When would you use GPIO polling vs. external interrupts? What are the trade-offs?

Polling means the CPU periodically reads the pin state in a loop or timed task. It is simple to implement, deterministic in timing, and appropriate when the main loop already runs at a frequency that exceeds the event rate — for example, checking a button state every 10 ms in a super-loop. Polling also naturally supports debouncing, since the periodic sampling acts as a time filter. The downsides are wasted CPU cycles checking a pin that rarely changes, inability to wake the MCU from sleep modes, and the risk of missing very short pulses that occur between polling intervals.

External interrupts (EXTI) trigger immediately on a pin edge, so the CPU can sleep or perform useful work between events. This is essential for low-power designs where the MCU must wake from Stop or Standby mode on a pin change, and for capturing fast or infrequent signals like encoder pulses or zero-crossing detections. However, interrupts add complexity: the ISR must be kept short, shared state between ISR and main context must be managed carefully (volatile variables, critical sections), and mechanical switches generate dozens of bounce edges that can flood the interrupt system.

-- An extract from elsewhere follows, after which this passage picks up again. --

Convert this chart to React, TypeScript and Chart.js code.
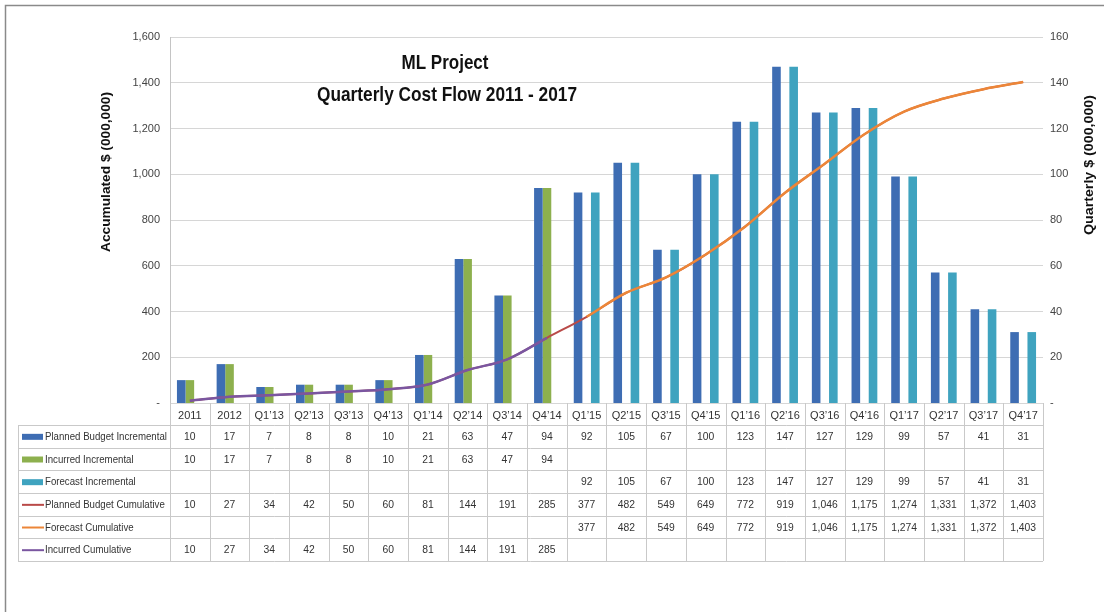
import React, { useEffect, useRef } from "react";
import { Chart, registerables } from "chart.js";

Chart.register(...registerables);

const categories = ["2011", "2012", "Q1’13", "Q2’13", "Q3’13", "Q4’13", "Q1’14", "Q2’14", "Q3’14", "Q4’14", "Q1’15", "Q2’15", "Q3’15", "Q4’15", "Q1’16", "Q2’16", "Q3’16", "Q4’16", "Q1’17", "Q2’17", "Q3’17", "Q4’17"];
const plannedIncremental = [10, 17, 7, 8, 8, 10, 21, 63, 47, 94, 92, 105, 67, 100, 123, 147, 127, 129, 99, 57, 41, 31];
const incurredIncremental = [10, 17, 7, 8, 8, 10, 21, 63, 47, 94, null, null, null, null, null, null, null, null, null, null, null, null];
const forecastIncremental = [null, null, null, null, null, null, null, null, null, null, 92, 105, 67, 100, 123, 147, 127, 129, 99, 57, 41, 31];
const plannedCumulative = [10, 27, 34, 42, 50, 60, 81, 144, 191, 285, 377, 482, 549, 649, 772, 919, 1046, 1175, 1274, 1331, 1372, 1403];
const forecastCumulative = [null, null, null, null, null, null, null, null, null, null, 377, 482, 549, 649, 772, 919, 1046, 1175, 1274, 1331, 1372, 1403];
const incurredCumulative = [10, 27, 34, 42, 50, 60, 81, 144, 191, 285, null, null, null, null, null, null, null, null, null, null, null, null];
const leftTicks = [0, 200, 400, 600, 800, 1000, 1200, 1400, 1600];
const rightTicks = [0, 20, 40, 60, 80, 100, 120, 140, 160];

const titleLines = ["ML Project", "Quarterly Cost Flow 2011 - 2017"];
const leftAxisTitle = "Accumulated $ (000,000)";
const rightAxisTitle = "Quarterly $ (000,000)";

const FONT = '"Liberation Sans", Arial, sans-serif';
const C_BLUE = "#3e6db3";
const C_GREEN = "#8db04e";
const C_TEAL = "#3fa3bf";
const C_RED = "#b94a48";
const C_ORANGE = "#ec8638";
const C_PURPLE = "#7a56a0";

const rows = [
  { label: "Planned Budget Incremental", values: plannedIncremental, color: C_BLUE, kind: "bar" },
  { label: "Incurred Incremental", values: incurredIncremental, color: C_GREEN, kind: "bar" },
  { label: "Forecast Incremental", values: forecastIncremental, color: C_TEAL, kind: "bar" },
  { label: "Planned Budget Cumulative", values: plannedCumulative, color: C_RED, kind: "line" },
  { label: "Forecast Cumulative", values: forecastCumulative, color: C_ORANGE, kind: "line" },
  { label: "Incurred Cumulative", values: incurredCumulative, color: C_PURPLE, kind: "line" },
];

function fmt(v: number) {
  return v.toLocaleString("en-US");
}

function drawScaledText(ctx: CanvasRenderingContext2D, text: string, x: number, y: number, sx: number, align: "left" | "center") {
  ctx.save();
  ctx.translate(x, y);
  ctx.scale(sx, 1);
  ctx.textAlign = align;
  ctx.fillText(text, 0, 0);
  ctx.restore();
}

function drawFitText(ctx: CanvasRenderingContext2D, text: string, x: number, y: number, targetW: number, align: "left" | "center") {
  const w = ctx.measureText(text).width;
  drawScaledText(ctx, text, x, y, targetW / w, align);
}

const framePlugin = {
  id: "frame",
  beforeDraw(chart: any) {
    const ctx = chart.ctx;
    ctx.save();
    ctx.fillStyle = "#ffffff";
    ctx.fillRect(0, 0, chart.width, chart.height);
    ctx.strokeStyle = "#8a8a8a";
    ctx.lineWidth = 1.5;
    ctx.strokeRect(5.5, 5.5, chart.width + 20, chart.height + 20);
    ctx.restore();
  },
  afterDraw(chart: any) {
    const ctx = chart.ctx;
    const area = chart.chartArea;
    const xs = chart.scales.x;
    const n = categories.length;
    const colW = (area.right - area.left) / n;
    const top = area.bottom;
    const headerH = 22;
    const rowH = 22.67;
    const tableLeft = 18;
    const rowsTop = top + headerH;
    const bottom = rowsTop + rowH * rows.length;

    ctx.save();
    ctx.strokeStyle = "#c9c9c9";
    ctx.lineWidth = 1;
    for (let i = 0; i <= n; i++) {
      const x = Math.round(xs.getPixelForValue(i) - colW / 2) + 0.5;
      ctx.beginPath();
      ctx.moveTo(x, top);
      ctx.lineTo(x, bottom);
      ctx.stroke();
    }
    ctx.beginPath();
    ctx.moveTo(tableLeft + 0.5, rowsTop);
    ctx.lineTo(tableLeft + 0.5, bottom);
    ctx.stroke();
    for (let r = 0; r <= rows.length; r++) {
      const y = Math.round(rowsTop + r * rowH) + 0.5;
      ctx.beginPath();
      ctx.moveTo(tableLeft, y);
      ctx.lineTo(area.right, y);
      ctx.stroke();
    }

    ctx.font = `11.5px ${FONT}`;
    ctx.textBaseline = "middle";
    rows.forEach((row, r) => {
      const cy = rowsTop + r * rowH + rowH / 2 + 0.5;
      if (row.kind === "bar") {
        ctx.fillStyle = row.color;
        ctx.fillRect(22, cy - 3, 21, 6);
      } else {
        ctx.strokeStyle = row.color;
        ctx.lineWidth = 2;
        ctx.beginPath();
        ctx.moveTo(22, cy);
        ctx.lineTo(44, cy);
        ctx.stroke();
      }
      ctx.fillStyle = "#333333";
      drawScaledText(ctx, row.label, 45, cy, 0.84, "left");
      row.values.forEach((v, i) => {
        if (v === null || v === undefined) return;
        drawScaledText(ctx, fmt(v as number), xs.getPixelForValue(i), cy, 0.9, "center");
      });
    });

    ctx.fillStyle = "#111111";
    ctx.textBaseline = "middle";
    ctx.font = `bold 21px ${FONT}`;
    drawFitText(ctx, titleLines[0], 445, 63, 87, "center");
    drawFitText(ctx, titleLines[1], 447, 95, 260, "center");

    ctx.font = `bold 13px ${FONT}`;
    ctx.fillStyle = "#111111";
    ctx.save();
    ctx.translate(106, 172);
    ctx.rotate(-Math.PI / 2);
    drawFitText(ctx, leftAxisTitle, 0, 0, 160, "center");
    ctx.restore();
    ctx.save();
    ctx.translate(1089, 165);
    ctx.rotate(-Math.PI / 2);
    drawFitText(ctx, rightAxisTitle, 0, 0, 140, "center");
    ctx.restore();

    ctx.restore();
  },
};

export default function App() {
  const ref = useRef<HTMLCanvasElement | null>(null);
  useEffect(() => {
    if (!ref.current) return;
    const tickFont = { family: FONT, size: 11 };
    const chart = new Chart(ref.current, {
      type: "bar",
      data: {
        labels: categories,
        datasets: [
          { type: "line", label: "Incurred Cumulative", data: incurredCumulative, yAxisID: "y", borderColor: C_PURPLE, backgroundColor: C_PURPLE, borderWidth: 2.5, pointRadius: 0, cubicInterpolationMode: "monotone", order: 0 } as any,
          { type: "line", label: "Forecast Cumulative", data: forecastCumulative, yAxisID: "y", borderColor: C_ORANGE, backgroundColor: C_ORANGE, borderWidth: 2.5, pointRadius: 0, cubicInterpolationMode: "monotone", order: 1 } as any,
          { type: "line", label: "Planned Budget Cumulative", data: plannedCumulative, yAxisID: "y", borderColor: C_RED, backgroundColor: C_RED, borderWidth: 2, pointRadius: 0, cubicInterpolationMode: "monotone", order: 2 } as any,
          { type: "bar", label: "Planned Budget Incremental", data: plannedIncremental, yAxisID: "y1", backgroundColor: C_BLUE, order: 3, barPercentage: 1, categoryPercentage: 0.65 } as any,
          { type: "bar", label: "Incurred Incremental", data: incurredIncremental, yAxisID: "y1", backgroundColor: C_GREEN, order: 4, barPercentage: 1, categoryPercentage: 0.65 } as any,
          { type: "bar", label: "Forecast Incremental", data: forecastIncremental, yAxisID: "y1", backgroundColor: C_TEAL, order: 5, barPercentage: 1, categoryPercentage: 0.65 } as any,
        ],
      },
      options: {
        responsive: false,
        animation: false,
        layout: { padding: { top: 37, left: 0, right: 0, bottom: 0 } },
        plugins: { legend: { display: false }, tooltip: { enabled: false }, title: { display: false } },
        scales: {
          x: {
            grid: { display: false, drawTicks: false },
            border: { display: false },
            ticks: { font: tickFont, color: "#333333", padding: 6, maxRotation: 0, autoSkip: false },
            afterFit: (s: any) => { s.height = 612 - 403; },
          },
          y: {
            position: "left",
            min: 0,
            max: 1600,
            afterBuildTicks: (s: any) => { s.ticks = leftTicks.map((v) => ({ value: v })); },
            grid: { color: "#d6d6d6", drawTicks: false },
            border: { display: true, color: "#c4c4c4" },
            ticks: { font: tickFont, color: "#444444", padding: 10, callback: (v: any) => (v === 0 ? "-" : fmt(v)) },
            afterFit: (s: any) => { s.width = 170; },
          },
          y1: {
            position: "right",
            min: 0,
            max: 160,
            afterBuildTicks: (s: any) => { s.ticks = rightTicks.map((v) => ({ value: v })); },
            grid: { display: false, drawTicks: false },
            border: { display: false },
            ticks: { font: tickFont, color: "#444444", padding: 7, callback: (v: any) => (v === 0 ? "-" : fmt(v)) },
            afterFit: (s: any) => { s.width = 1104 - 1043; },
          },
        },
      },
      plugins: [framePlugin],
    });
    return () => chart.destroy();
  }, []);
  return (
    <div style={{ position: "absolute", left: 0, top: 0, width: 1104, height: 612 }}>
      <canvas ref={ref} width={1104} height={612} />
    </div>
  );
}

The best practice for mechanical inputs is a hybrid approach: configure an EXTI interrupt to detect the first edge (this allows the MCU to sleep between presses), then in the ISR, disable the EXTI interrupt and start a software timer for 20-50 ms. When the timer expires, read the pin state to get the stable value, process the event, and re-enable the EXTI interrupt. This gives you both low-power wake-up capability and clean debouncing without the complexity of handling every bounce edge.